In Arrowtown’s isolation you’re seldom alone

Photo: Clare Fraser
Photo: Clare Fraser
"Getting away from it all" suggests a rest from people. In Arrowtown, though, things can get up close and personal.

At the risk of sounding down-home, Sawpit Gully Trail starts behind the Arrowtown shops. Glamorously, though, Arrowtown actually backs on to a huge chunk of publicly accessible, protected land, thanks to Mutt Lange and his amazing actions conserving the farmland he bought.

Macetown Rd starts here too. When built in the 1920s it bowled straight through an old gold mining settlement. Fair enough. Less than 60 years after the gold rush people were possibly pleased to see the back of it all. Now, 100 years post-road-building, we are carefully conserving the settlement’s remains. Track walkers can visit this active archaeological site within the first few minutes of starting the trail.

Going anticlockwise, the first half-hour or so is wall to wall introduced plants. Conifers and sycamores are another legacy of gold mining days. Deciduous trees create a shady coolness in summer, a golden cathedral in autumn or a winter treat when absent leaves let the sun shine through.

Photo: Clare Fraser
Photo: Clare Fraser
At the big map go left. It’s time to climb. Very soon regenerating beech forest is winning the battle with the pest plants. Yay, the first tussock!

Arrowtown is already high altitude so quite quickly the track heads towards the tops. Unlike us, a creek’s got more sense and is easing its way downhill. This does mean creek bed for walkers to navigate, but also the delightful sound of moving water.
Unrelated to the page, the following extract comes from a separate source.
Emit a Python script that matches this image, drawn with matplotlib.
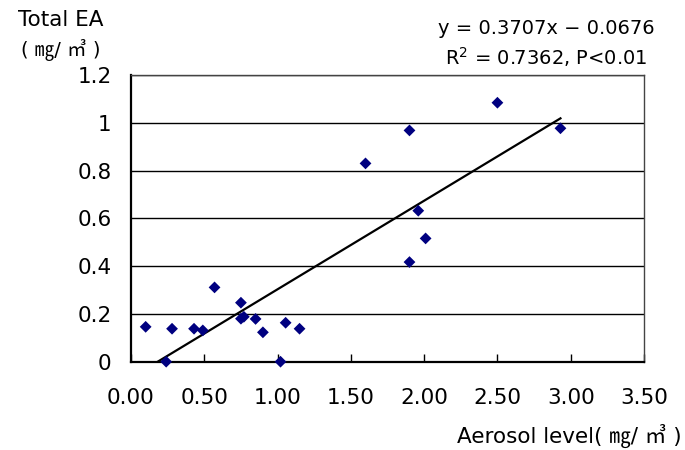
import matplotlib
matplotlib.use("Agg")
import matplotlib.pyplot as plt
import numpy as np

plt.rcParams['font.family'] = ['DejaVu Sans', 'Noto Sans CJK KR']

# aerosol level vs total EA
aerosol = [0.10, 0.28, 0.43, 0.49, 0.57, 0.75, 0.75, 0.77, 0.85, 0.90,
           1.055, 1.15, 0.24, 1.02, 1.60, 1.90, 2.50, 2.93, 1.96, 2.01, 1.90]
total_ea = [0.146, 0.138, 0.138, 0.131, 0.311, 0.247, 0.180, 0.188, 0.179, 0.123,
            0.163, 0.138, 0.0, 0.0, 0.830, 0.968, 1.084, 0.977, 0.632, 0.516, 0.417]
slope = 0.3707
intercept = -0.0676
x_ticks = [0.0, 0.5, 1.0, 1.5, 2.0, 2.5, 3.0, 3.5]
y_ticks = [0, 0.2, 0.4, 0.6, 0.8, 1.0, 1.2]
y_ticklabels = ["0", "0.2", "0.4", "0.6", "0.8", "1", "1.2"]

fig = plt.figure(figsize=(6.85, 4.5), dpi=100)
ax = fig.add_axes([131/685, 1 - 361.7/450, 513/685, 286.7/450])

for y in y_ticks[1:]:
    ax.axhline(y, color="black", lw=1.0, zorder=1)

# trend line over the data range
xs = np.array([min(aerosol), max(aerosol)])
ax.plot(xs, slope*xs + intercept, color="black", lw=1.6, zorder=2)
ax.scatter(aerosol, total_ea, marker="D", s=36, color="#000080",
           edgecolors="none", zorder=3, clip_on=False)

ax.set_xlim(0, 3.5)
ax.set_ylim(0, 1.2)
ax.set_xticks(x_ticks)
ax.set_xticklabels([f"{v:.2f}" for v in x_ticks])
ax.set_yticks(y_ticks)
ax.set_yticklabels(y_ticklabels)
ax.tick_params(axis="x", direction="in", length=6, width=1, labelsize=15.5, pad=19)
ax.tick_params(axis="y", direction="in", length=0, labelsize=15.5, pad=14)
for s in ["left", "bottom"]:
    ax.spines[s].set_linewidth(1.6)
    ax.spines[s].set_color("black")
for s in ["top", "right"]:
    ax.spines[s].set_linewidth(1.0)
    ax.spines[s].set_color("#444444")

fig.text(61/685, 1 - 20/450, "Total EA", ha="center", va="center", fontsize=15.5)
fig.text(61/685, 1 - 50/450, "( ㎎/ ㎥ )", ha="center", va="center", fontsize=14)
fig.text(682/685, 1 - 436/450, "Aerosol level( ㎎/ ㎥ )", ha="right", va="center", fontsize=15.5)
fig.text(546/685, 1 - 28/450, "y = 0.3707x − 0.0676", ha="center", va="center", fontsize=14)
fig.text(546/685, 1 - 57/450, "R$^2$ = 0.7362, P<0.01", ha="center", va="center", fontsize=14)

fig.savefig("out.png", dpi=100)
Like the local roads, the track is winding and tight. In places it’s up a gorge, in others it edges along steep hillsides. Corners can mean surprise close encounters, with strangers, of the physical kind, or overhearing observations normally kept private — "it’s easy to get laid but hard to find a good relationship". Heard just before coming face to face with the person. Frozen grimaces, shy chuckles.

We’re all human. We’re all fundamentally fragile. Emotional security calls. The supposed cocoon of coupledom.

Since the mid 1800s and the development of romanticism we’ve placed our hopes for happiness largely at the feet of life partnerships. This is a big ask; marriage was historically a more emotionally moderate arrangement.

Photo: Clare Fraser
Photo: Clare Fraser
Even if we do find true love it may not be secure. Death does us part. Soul death can come sooner. Behind closed doors can be a silent, resentfully turned ramrod of a back.

Thankfully though, although we may be wired for connection there’s more to life than just one primary attachment. Commitments based on hormones and hope don’t always last. Spirituality does, along with whānau, both biological and chosen. So does community and loving friendship. Hilltop expansiveness lasts longer than any of it.

Alas though, here the past planting of conifers has had long lasting effects that bite us with seriously sharpened teeth in both buttocks. Conifers were introduced for good reason but they took off and took over.

Photo: Clare Fraser
Photo: Clare Fraser
But people are nailing the problem. Great tracts of wilding pines have been sprayed by helicopter and individual trees dealt to by hand. Hillsides of dead conifers and pockets of freshly planted, locally adapted native trees bode well for the future.

The creek peters out, disappearing into a cleft at the top of a hill. Plane noises hint at what’s over the brow, a surprise view of Lake Hayes guiding the eye in the direction of Queenstown International Airport.

A tussocky flat allows for a high-country kip. Then there’s a steep shingly descent back to civilisation.